1. A light guide plate, comprising:

a light exit surface from which light incident from au end surface exits; and

a back surface facing the light exit surface,

wherein the light guide plate includes a plurality of diffuse reflection patterns containing an inorganic material on the back surface, and

a quantum dot exists on at least one surface selected from a group consisting of at least the light exit surface, the back surface, and the end surface in the shape of a pattern.

2. The light guide plate according to claim 1,

wherein the quantum dot exists at least on the light exit surface.
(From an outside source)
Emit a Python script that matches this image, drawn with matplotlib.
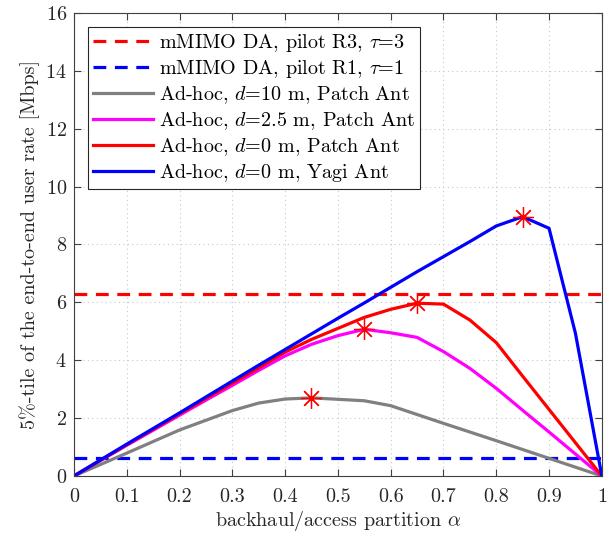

3. The light guide plate according to claim 1, further comprising:

a light guide plate substrate sheet; and

a film adjacent to the sheet,

wherein the quantum dot exists on a surface of the film on a side opposite to a surface adjacent to the light guide plate substrate sheet in the shape of a pattern.
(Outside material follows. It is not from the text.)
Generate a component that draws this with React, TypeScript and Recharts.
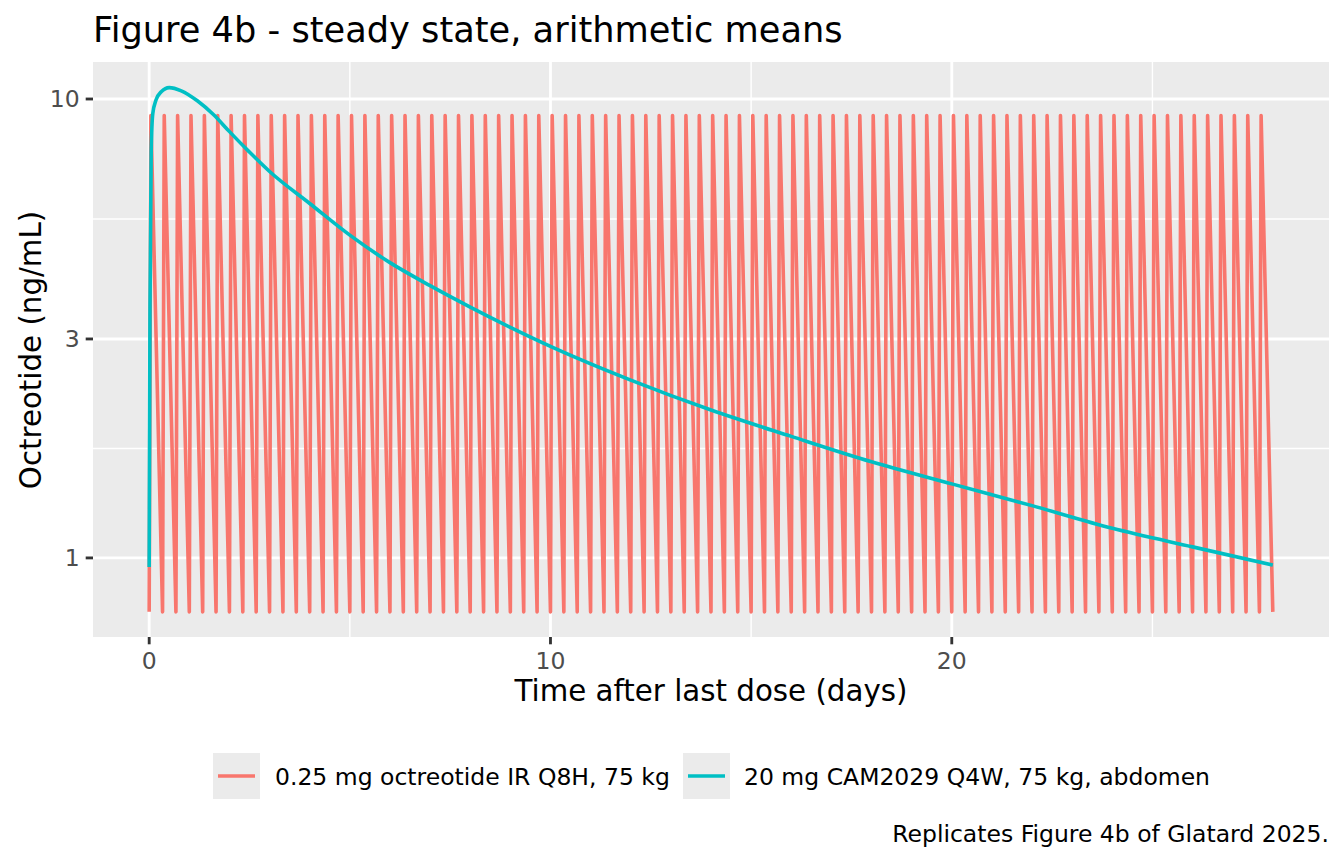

4. The light guide plate according to claim 2, further comprising:

a light guide plate substrate sheet; and

a film adjacent to the sheet,

wherein the quantum dot exists on a surface of the film on a side opposite to a surface adjacent to the light guide plate substrate sheet in the shape of a pattern.

5. The light guide plate according to claim 1, further comprising:

a light guide plate substrate sheet,

wherein the quantum clot directly exists on a surface of the light guide plate substrate sheet.

6. The light guide plate according to claim 2, further comprising:

a light guide plate substrate sheet,

wherein the quantum dot directly exists on a surface of the light guide plate substrate sheet.

7. The light guide plate according to claim 1,

wherein in the pattern of the quantum dot and the diffuse reflection pattern, at least one selected from a group consisting of a shape, a distribution, a density, and a pattern occupancy area on the surface on which the pattern exists is different.

8. The light guide plate according to claim 7,

wherein the quantum dot exists at least on the light exit surface, and

an occupancy area of the pattern of the quantum dot on the light exit surface is greater than an occupancy area of the diffuse reflection pattern on the back surface.

9. The light guide plate according to claim 7,

wherein the quantum dot exists at least on the light exit surface, and

a density of the pattern of the quantum dot on the light exit surface is greater than a density of the diffuse reflection pattern on the back surface.

10. The light guide plate according to claim 1,

wherein the quantum dot exists at least on the back surface, and

the diffuse reflection pattern exists as an inorganic material coat covering the quantum dot pattern.

11. The light guide plate according to claim 1,

wherein the diffuse reflection pattern further includes a quantum dot.

12. The light guide plate according to claim 1,

wherein the quantum dot includes a glass covering layer on an uppermost surface.

13. A backlight unit, comprising:

the light guide plate according to claim 1; and

a light source positioned on an end surface side of the light guide plate.

14. The backlight unit according to claim 13,

wherein the light source is a white light source.

15. A liquid crystal display device, comprising;

the backlight unit according to claim 13; and

a liquid crystal panel.

16. An optical sheet in which a quantum dot directly exists on at least one surface of a support film in the shape of a pattern.